The control box for the light tower is in good condition, having been painted a few years ago. But the light tower itself is gone.
The tower was one of three that illuminated the yard and Akron Railroad Club member Bob Rohal said he used to climb those towers to change the light bulbs when he worked for the Erie back in the 1950s.
The bridge over Breakneck Creek is in the same situation as the telephone shanty. It was built to last and is likely to be standing for some time to come. But the wood is rotting and the metal structure rusting away.
Then there is the track itself.

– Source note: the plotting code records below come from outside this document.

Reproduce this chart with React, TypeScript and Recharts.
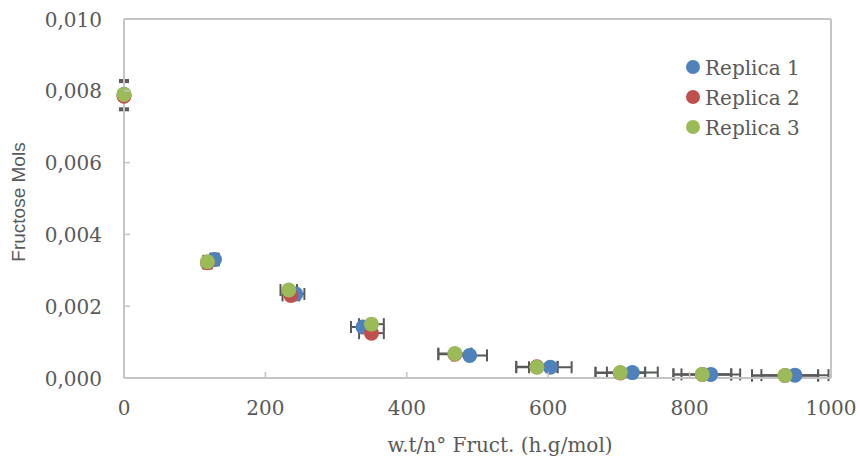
import React from "react"
import { ScatterChart, Scatter, XAxis, YAxis, ErrorBar, ReferenceLine, Legend, Label } from "recharts"

// values
const xTicks = [0, 200, 400, 600, 800, 1000]
const yTicks = [0, 0.002, 0.004, 0.006, 0.008, 0.01]

const seriesNames = ["Replica 1", "Replica 2", "Replica 3"]
const seriesColors = ["#4F81BD", "#C0504D", "#9BBB59"]

const xReplica1 = [0, 128, 243, 338, 489, 603, 719, 830, 949]
const yReplica1 = [0.0079, 0.0033, 0.00234, 0.00142, 0.00063, 0.0003, 0.00015, 0.0001, 0.00008]
const xReplica2 = [0, 118, 236, 350, 468, 584, 702, 818, 935]
const yReplica2 = [0.00785, 0.00321, 0.0023, 0.00125, 0.00066, 0.00031, 0.00014, 0.0001, 0.00007]
const xReplica3 = [0, 118, 233, 350, 468, 584, 702, 818, 935]
const yReplica3 = [0.0079, 0.00324, 0.00245, 0.0015, 0.00068, 0.0003, 0.00015, 0.0001, 0.00007]

// excel style percentage error bars (5%)
const errPct = 0.05

const toRows = (xs: number[], ys: number[]) =>
  xs.map((x, i) => ({ x, y: ys[i], ex: x * errPct, ey: ys[i] * errPct }))

const series = [
  toRows(xReplica1, yReplica1),
  toRows(xReplica2, yReplica2),
  toRows(xReplica3, yReplica3),
]

const serif = "'DejaVu Serif', serif"
const textGray = "#595959"
const axisGray = "#C4C4C4"

const fmtY = (v: number) => v.toFixed(3).replace(".", ",")

const YTick = (props: any) => {
  const { x, y, payload } = props
  return (
    <g>
      {payload.value !== 0 && payload.value !== 0.01 && (
        <line x1={x + 22} x2={x + 28} y1={y} y2={y} stroke={axisGray} strokeWidth={1.5} />
      )}
      <text x={x} y={y + 7.5} textAnchor="end" fill={textGray} fontFamily={serif} fontSize={20}>
        {fmtY(payload.value)}
      </text>
    </g>
  )
}

const XTick = (props: any) => {
  const { x, y, payload } = props
  return (
    <g>
      {payload.value !== 0 && payload.value !== 1000 && (
        <line x1={x} x2={x} y1={y - 6} y2={y} stroke={axisGray} strokeWidth={1.5} />
      )}
      <text x={x} y={y + 37} textAnchor="middle" fill={textGray} fontFamily={serif} fontSize={20}>
        {payload.value}
      </text>
    </g>
  )
}

const LegendBox = () => (
  <svg width={130} height={95}>
    {seriesNames.map((name, i) => (
      <g key={name}>
        <circle cx={8} cy={12 + i * 30} r={7} fill={seriesColors[i]} />
        <text x={20} y={19.5 + i * 30} fill={textGray} fontFamily={serif} fontSize={20}>
          {name}
        </text>
      </g>
    ))}
  </svg>
)

export default function App() {
  return (
    <div style={{ position: "absolute", left: 0, top: 0, width: 860, height: 461, background: "#fff" }}>
      <ScatterChart width={860} height={461} margin={{ top: 19, right: 29, bottom: 0, left: 0 }}>
        <XAxis
          type="number"
          dataKey="x"
          domain={[0, 1000]}
          ticks={xTicks}
          height={83}
          tickLine={false}
          tickSize={0}
          tickMargin={0}
          tick={<XTick />}
          axisLine={{ stroke: axisGray, strokeWidth: 2 }}
        >
          <Label
            content={() => (
              <text x={500} y={452} textAnchor="middle" fill={textGray} fontFamily={serif} fontSize={20}>
                w.t/n° Fruct. (h.g/mol)
              </text>
            )}
          />
        </XAxis>
        <YAxis
          type="number"
          dataKey="y"
          domain={[0, 0.01]}
          ticks={yTicks}
          width={124}
          tickLine={false}
          tickSize={0}
          tickMargin={22}
          tick={<YTick />}
          axisLine={{ stroke: axisGray, strokeWidth: 2 }}
        >
          <Label
            content={() => (
              <text
                x={18}
                y={202}
                transform="rotate(-90 18 202)"
                textAnchor="middle"
                dominantBaseline="central"
                fill={textGray}
                fontFamily="'Liberation Sans Narrow', 'Arial Narrow', sans-serif"
                fontSize={19}
              >
                Fructose Mols
              </text>
            )}
          />
        </YAxis>
        <ReferenceLine y={0.01} stroke={axisGray} strokeWidth={2} />
        <ReferenceLine x={1000} stroke={axisGray} strokeWidth={2} />
        {series.map((rows, i) => (
          <Scatter
            key={seriesNames[i]}
            name={seriesNames[i]}
            data={rows}
            fill={seriesColors[i]}
            isAnimationActive={false}
            shape={(p: any) => <circle cx={p.cx} cy={p.cy} r={7.5} fill={seriesColors[i]} />}
          >
            <ErrorBar dataKey="ex" direction="x" width={6} stroke="#595959" strokeWidth={2} />
            <ErrorBar dataKey="ey" direction="y" width={5} stroke="#595959" strokeWidth={2} />
          </Scatter>
        ))}
        <Legend
          layout="vertical"
          align="center"
          verticalAlign="middle"
          content={<LegendBox />}
          wrapperStyle={{ position: "absolute", left: 685, top: 55, width: 130, height: 95 }}
        />
      </ScatterChart>
    </div>
  )
}
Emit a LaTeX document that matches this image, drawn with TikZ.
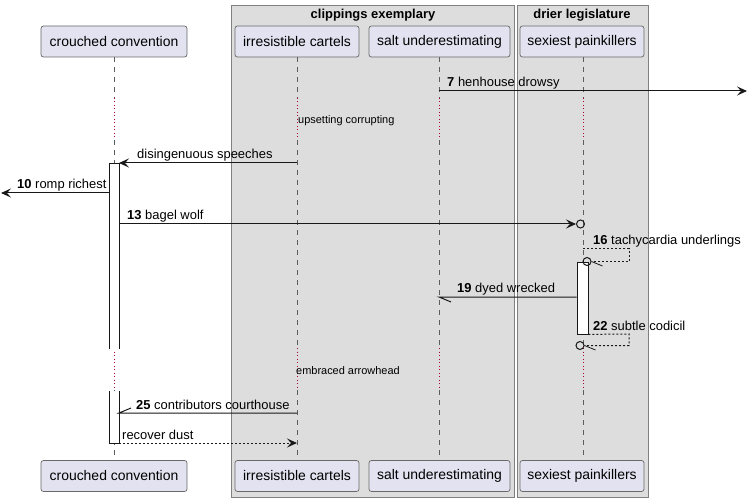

From what I’ve observed in photographs, it is the former eastbound main, the westbound main having been removed in the 1970s.
When walking on the trail I try to imagine what it must have looked like when Erie and Erie Lackawanna trains used those rails. Conrail also used it for a time and it was during Conrail ownership that the infrastructure of the ex-Erie was greatly reduced.
Today, the Akron Barberton Cluster Railways uses the tracks, which are owned by Portage County. Service is infrequent and I’ve seldom seen trains on the line while out walking. I’ve never seen one on weekends when I am most likely to be on the trail.
It would be nice to see trains more often on the ex-Erie, but that is not likely to happen. So I rely mostly on my knowledge of railroad history and imagination to “see” what used to be while enjoying what is there now.